◆ RAW DATA
## START

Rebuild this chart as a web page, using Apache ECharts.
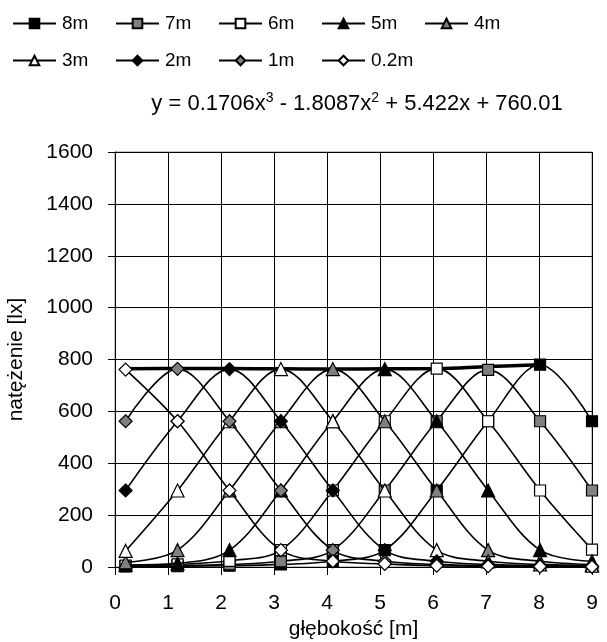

## END
## START

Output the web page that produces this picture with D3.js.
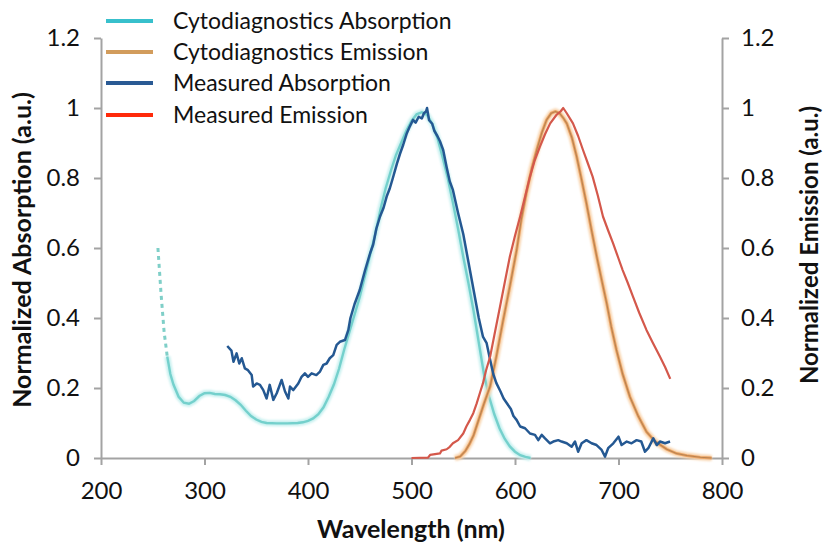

## END
## START

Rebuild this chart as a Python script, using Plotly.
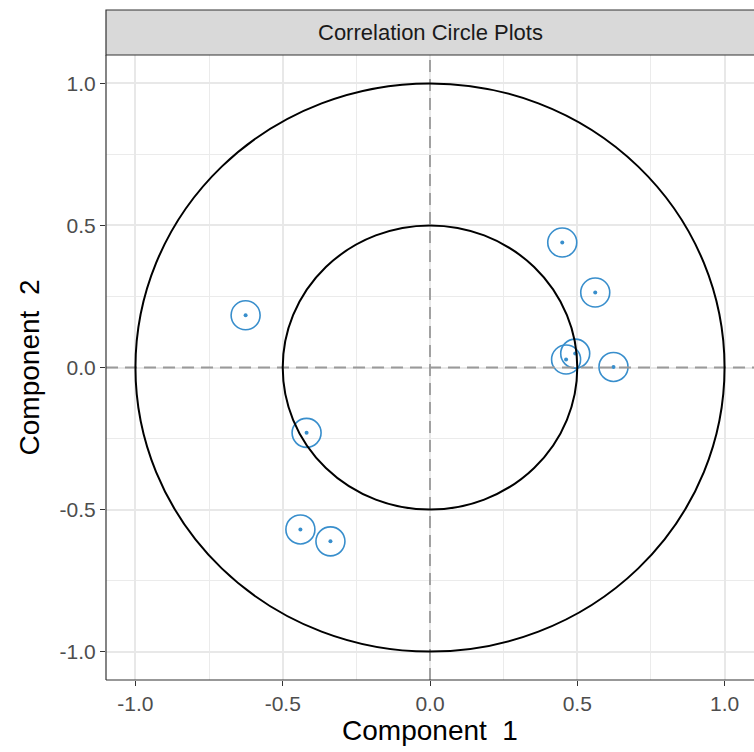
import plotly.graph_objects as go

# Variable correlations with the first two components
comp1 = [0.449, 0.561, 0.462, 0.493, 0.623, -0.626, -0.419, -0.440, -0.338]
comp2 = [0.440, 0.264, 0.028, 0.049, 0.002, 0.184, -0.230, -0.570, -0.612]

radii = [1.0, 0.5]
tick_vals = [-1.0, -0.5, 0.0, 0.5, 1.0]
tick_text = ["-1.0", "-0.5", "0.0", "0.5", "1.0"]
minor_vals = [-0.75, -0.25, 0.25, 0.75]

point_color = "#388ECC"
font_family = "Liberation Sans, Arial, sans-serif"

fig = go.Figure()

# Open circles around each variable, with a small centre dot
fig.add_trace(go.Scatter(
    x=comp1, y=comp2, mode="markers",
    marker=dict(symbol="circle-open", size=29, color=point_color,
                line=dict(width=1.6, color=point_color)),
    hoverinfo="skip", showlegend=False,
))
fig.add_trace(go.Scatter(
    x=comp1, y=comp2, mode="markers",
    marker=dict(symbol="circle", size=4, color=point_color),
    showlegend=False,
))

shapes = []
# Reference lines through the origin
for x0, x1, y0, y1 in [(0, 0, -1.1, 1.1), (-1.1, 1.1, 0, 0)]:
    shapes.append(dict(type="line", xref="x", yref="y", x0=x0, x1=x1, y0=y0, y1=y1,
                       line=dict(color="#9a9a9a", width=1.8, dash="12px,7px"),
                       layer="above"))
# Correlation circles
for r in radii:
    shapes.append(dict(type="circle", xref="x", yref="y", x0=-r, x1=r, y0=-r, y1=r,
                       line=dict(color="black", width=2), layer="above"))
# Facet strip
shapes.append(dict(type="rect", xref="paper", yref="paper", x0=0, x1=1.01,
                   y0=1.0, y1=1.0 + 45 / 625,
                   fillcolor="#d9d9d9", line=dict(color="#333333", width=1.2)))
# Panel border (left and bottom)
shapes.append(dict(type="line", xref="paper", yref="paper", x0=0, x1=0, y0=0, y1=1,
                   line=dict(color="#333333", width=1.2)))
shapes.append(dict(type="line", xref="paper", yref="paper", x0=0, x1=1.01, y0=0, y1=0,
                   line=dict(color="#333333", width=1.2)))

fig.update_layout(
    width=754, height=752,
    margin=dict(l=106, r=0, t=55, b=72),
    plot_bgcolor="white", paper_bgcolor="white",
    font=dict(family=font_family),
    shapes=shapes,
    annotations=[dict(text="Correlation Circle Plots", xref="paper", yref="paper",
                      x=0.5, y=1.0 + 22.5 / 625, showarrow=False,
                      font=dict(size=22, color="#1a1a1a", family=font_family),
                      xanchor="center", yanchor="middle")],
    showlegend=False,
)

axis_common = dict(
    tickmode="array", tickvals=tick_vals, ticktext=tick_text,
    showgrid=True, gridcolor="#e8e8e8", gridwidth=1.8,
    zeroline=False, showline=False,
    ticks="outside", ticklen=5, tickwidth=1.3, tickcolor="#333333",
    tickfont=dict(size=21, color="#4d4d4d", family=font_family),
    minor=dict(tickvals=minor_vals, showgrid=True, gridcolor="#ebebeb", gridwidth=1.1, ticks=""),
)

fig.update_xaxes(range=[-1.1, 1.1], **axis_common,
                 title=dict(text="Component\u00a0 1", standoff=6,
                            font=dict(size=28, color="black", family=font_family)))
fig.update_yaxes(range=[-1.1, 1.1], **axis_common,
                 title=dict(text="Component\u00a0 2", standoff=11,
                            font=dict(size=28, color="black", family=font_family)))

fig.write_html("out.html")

## END

◆ YOUR OBJECTIVE
Give the number of lines in the material above that have the word "using" in them, and nothing more.

◆ WORKED ANSWER
2